---------- DATASET CONTENT

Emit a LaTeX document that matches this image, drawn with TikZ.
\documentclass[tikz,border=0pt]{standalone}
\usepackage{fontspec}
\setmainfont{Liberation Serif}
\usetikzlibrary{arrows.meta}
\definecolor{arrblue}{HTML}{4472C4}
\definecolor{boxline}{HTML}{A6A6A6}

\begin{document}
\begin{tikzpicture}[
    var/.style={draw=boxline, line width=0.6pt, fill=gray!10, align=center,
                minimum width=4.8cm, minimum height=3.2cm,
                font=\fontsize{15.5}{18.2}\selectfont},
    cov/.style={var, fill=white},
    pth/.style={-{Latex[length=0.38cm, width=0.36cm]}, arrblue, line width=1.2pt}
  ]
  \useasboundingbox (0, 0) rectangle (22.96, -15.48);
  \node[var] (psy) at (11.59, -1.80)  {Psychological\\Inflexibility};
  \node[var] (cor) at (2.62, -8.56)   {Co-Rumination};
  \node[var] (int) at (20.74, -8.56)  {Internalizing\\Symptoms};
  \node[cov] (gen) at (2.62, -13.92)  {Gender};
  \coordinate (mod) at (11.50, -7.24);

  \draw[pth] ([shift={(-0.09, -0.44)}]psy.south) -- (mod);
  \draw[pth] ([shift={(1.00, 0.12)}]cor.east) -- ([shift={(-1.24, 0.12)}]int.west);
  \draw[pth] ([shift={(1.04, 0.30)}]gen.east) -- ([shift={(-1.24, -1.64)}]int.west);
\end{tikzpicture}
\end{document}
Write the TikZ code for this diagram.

--------------------
---------- DATASET CONTENT

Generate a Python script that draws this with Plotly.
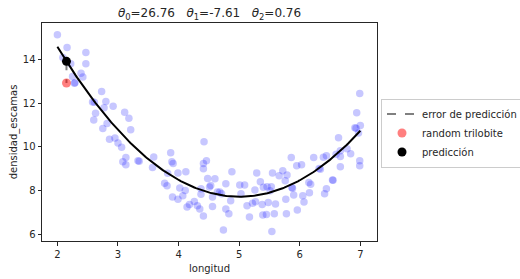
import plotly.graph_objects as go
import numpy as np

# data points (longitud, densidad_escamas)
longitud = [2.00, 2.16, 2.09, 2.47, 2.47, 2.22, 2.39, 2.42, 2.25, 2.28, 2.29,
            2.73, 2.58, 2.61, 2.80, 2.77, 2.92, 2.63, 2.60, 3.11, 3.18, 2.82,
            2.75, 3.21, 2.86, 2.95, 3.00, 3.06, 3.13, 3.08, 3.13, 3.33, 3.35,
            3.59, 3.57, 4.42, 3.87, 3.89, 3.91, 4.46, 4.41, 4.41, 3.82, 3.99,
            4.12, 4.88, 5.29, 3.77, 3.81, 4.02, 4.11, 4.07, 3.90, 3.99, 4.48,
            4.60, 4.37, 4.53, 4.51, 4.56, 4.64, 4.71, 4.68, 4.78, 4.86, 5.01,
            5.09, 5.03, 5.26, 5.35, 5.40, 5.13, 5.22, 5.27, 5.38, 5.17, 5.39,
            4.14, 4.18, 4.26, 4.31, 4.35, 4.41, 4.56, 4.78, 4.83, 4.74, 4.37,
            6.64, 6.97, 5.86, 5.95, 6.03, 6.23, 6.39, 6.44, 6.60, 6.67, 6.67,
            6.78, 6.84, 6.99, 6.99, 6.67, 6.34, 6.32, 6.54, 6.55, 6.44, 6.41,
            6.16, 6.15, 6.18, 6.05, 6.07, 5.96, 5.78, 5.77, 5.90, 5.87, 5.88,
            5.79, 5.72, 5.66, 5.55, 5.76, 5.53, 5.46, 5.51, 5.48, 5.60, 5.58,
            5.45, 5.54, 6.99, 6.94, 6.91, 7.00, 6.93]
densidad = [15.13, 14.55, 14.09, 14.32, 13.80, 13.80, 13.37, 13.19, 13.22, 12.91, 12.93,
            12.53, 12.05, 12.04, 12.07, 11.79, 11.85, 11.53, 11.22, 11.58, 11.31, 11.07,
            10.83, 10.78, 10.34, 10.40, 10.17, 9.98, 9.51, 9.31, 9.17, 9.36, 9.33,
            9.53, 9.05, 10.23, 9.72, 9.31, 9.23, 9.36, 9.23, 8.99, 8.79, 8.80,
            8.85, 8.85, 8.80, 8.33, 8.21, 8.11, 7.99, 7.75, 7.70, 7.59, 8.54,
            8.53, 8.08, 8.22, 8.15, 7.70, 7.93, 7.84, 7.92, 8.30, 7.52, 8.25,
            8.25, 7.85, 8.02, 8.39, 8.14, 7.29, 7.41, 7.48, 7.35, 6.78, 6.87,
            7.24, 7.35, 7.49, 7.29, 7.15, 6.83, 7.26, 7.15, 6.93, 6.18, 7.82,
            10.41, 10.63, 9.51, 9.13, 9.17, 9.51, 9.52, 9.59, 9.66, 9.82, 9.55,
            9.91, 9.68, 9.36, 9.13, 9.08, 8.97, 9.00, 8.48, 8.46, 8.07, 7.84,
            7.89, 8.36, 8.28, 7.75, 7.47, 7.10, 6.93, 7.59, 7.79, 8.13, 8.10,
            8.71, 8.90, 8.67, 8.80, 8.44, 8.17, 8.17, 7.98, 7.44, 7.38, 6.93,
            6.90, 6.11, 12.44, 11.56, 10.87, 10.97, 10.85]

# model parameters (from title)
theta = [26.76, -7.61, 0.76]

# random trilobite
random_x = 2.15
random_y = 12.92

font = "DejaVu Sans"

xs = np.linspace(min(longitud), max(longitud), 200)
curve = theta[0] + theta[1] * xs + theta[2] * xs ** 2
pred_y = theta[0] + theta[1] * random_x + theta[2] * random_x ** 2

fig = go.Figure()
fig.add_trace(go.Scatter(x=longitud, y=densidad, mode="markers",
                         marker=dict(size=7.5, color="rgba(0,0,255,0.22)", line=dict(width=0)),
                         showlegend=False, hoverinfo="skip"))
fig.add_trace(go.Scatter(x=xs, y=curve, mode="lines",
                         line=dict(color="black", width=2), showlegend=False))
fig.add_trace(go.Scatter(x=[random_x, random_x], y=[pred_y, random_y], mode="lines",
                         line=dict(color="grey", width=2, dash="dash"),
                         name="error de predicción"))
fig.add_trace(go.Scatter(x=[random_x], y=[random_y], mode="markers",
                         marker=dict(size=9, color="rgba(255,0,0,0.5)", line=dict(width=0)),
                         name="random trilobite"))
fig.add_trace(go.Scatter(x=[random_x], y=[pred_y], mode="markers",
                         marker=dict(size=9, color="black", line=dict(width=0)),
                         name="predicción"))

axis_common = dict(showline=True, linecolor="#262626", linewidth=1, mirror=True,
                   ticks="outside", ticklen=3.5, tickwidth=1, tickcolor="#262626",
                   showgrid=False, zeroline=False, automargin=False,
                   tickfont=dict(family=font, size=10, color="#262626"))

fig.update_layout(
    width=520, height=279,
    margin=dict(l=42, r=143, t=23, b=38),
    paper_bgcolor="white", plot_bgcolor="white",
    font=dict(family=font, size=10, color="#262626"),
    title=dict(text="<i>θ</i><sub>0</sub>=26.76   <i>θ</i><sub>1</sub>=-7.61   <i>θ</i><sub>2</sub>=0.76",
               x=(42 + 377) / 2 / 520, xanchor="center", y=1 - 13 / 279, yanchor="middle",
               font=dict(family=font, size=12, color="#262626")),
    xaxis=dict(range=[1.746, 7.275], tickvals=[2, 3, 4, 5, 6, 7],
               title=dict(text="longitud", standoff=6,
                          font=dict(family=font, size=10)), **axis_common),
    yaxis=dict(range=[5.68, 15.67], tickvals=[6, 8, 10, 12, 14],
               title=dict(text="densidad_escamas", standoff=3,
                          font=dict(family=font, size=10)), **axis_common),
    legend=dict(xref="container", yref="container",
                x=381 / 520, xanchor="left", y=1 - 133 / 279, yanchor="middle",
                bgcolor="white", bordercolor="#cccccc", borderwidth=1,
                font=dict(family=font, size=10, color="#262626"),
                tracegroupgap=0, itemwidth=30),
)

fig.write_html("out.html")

--------------------
---------- DATASET CONTENT

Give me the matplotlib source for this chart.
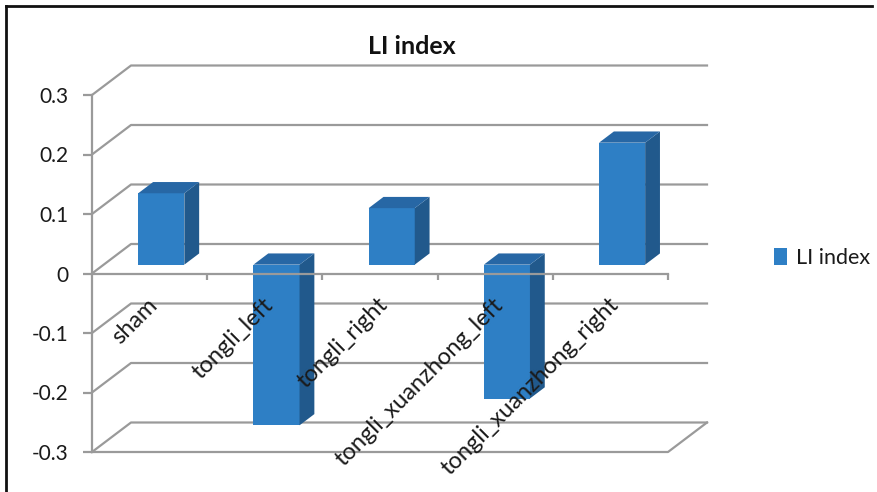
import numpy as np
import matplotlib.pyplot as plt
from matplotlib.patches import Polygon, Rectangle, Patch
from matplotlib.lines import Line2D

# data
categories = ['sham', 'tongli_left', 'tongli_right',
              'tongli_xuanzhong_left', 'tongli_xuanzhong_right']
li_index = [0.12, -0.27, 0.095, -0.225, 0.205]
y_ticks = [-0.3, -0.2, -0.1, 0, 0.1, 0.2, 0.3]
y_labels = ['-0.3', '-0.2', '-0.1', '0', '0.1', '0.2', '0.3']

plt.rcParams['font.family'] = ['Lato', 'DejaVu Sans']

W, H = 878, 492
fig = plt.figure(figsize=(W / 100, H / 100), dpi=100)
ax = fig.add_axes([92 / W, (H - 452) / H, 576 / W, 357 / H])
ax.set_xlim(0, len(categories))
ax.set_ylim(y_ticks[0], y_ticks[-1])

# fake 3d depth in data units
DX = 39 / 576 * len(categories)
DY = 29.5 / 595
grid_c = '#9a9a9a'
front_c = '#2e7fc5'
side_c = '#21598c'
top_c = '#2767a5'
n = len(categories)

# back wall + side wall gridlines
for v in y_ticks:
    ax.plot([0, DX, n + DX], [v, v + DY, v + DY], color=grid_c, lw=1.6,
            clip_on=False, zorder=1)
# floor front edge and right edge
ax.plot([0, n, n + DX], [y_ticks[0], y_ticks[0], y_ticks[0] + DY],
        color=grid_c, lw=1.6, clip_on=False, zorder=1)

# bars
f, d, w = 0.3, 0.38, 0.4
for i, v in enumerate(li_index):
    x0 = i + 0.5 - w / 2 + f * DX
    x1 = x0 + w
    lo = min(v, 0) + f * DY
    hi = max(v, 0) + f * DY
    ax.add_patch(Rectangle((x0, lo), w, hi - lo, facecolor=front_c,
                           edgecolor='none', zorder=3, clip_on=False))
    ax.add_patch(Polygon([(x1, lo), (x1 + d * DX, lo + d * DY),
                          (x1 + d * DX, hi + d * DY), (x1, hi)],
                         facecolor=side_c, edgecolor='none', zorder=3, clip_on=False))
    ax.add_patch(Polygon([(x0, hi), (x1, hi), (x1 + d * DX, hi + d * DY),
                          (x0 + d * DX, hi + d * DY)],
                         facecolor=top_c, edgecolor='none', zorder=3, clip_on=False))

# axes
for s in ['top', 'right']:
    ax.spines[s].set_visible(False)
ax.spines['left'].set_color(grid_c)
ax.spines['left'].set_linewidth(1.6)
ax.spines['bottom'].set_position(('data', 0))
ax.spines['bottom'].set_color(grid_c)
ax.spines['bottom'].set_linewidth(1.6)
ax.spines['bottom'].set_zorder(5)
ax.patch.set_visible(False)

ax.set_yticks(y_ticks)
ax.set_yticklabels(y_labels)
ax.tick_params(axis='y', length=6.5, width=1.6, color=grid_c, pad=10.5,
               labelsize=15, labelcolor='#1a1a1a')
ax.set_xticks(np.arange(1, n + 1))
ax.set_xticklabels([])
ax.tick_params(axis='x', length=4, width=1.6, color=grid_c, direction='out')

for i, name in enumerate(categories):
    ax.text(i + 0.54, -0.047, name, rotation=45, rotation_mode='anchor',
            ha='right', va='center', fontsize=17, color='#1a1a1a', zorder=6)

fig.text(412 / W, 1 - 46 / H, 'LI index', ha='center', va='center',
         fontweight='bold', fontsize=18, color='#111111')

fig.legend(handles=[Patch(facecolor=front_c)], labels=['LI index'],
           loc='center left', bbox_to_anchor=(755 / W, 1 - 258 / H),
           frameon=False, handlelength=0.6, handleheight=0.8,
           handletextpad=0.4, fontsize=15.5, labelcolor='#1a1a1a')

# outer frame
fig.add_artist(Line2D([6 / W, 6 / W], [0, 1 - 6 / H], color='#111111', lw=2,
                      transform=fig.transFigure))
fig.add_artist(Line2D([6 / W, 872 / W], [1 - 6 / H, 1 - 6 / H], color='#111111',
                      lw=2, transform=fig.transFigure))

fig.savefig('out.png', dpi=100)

--------------------

* WHAT YOU WILL DO: Retype, word for word, only the lines from the one containing "Give me the matplotlib source for this chart." through the one containing "n = len(categories)", both included, and leave out any pictures.

* ANSWER FOR THE TASK:
Give me the matplotlib source for this chart.
import numpy as np
import matplotlib.pyplot as plt
from matplotlib.patches import Polygon, Rectangle, Patch
from matplotlib.lines import Line2D

# data
categories = ['sham', 'tongli_left', 'tongli_right',
              'tongli_xuanzhong_left', 'tongli_xuanzhong_right']
li_index = [0.12, -0.27, 0.095, -0.225, 0.205]
y_ticks = [-0.3, -0.2, -0.1, 0, 0.1, 0.2, 0.3]
y_labels = ['-0.3', '-0.2', '-0.1', '0', '0.1', '0.2', '0.3']

plt.rcParams['font.family'] = ['Lato', 'DejaVu Sans']

W, H = 878, 492
fig = plt.figure(figsize=(W / 100, H / 100), dpi=100)
ax = fig.add_axes([92 / W, (H - 452) / H, 576 / W, 357 / H])
ax.set_xlim(0, len(categories))
ax.set_ylim(y_ticks[0], y_ticks[-1])

# fake 3d depth in data units
DX = 39 / 576 * len(categories)
DY = 29.5 / 595
grid_c = '#9a9a9a'
front_c = '#2e7fc5'
side_c = '#21598c'
top_c = '#2767a5'
n = len(categories)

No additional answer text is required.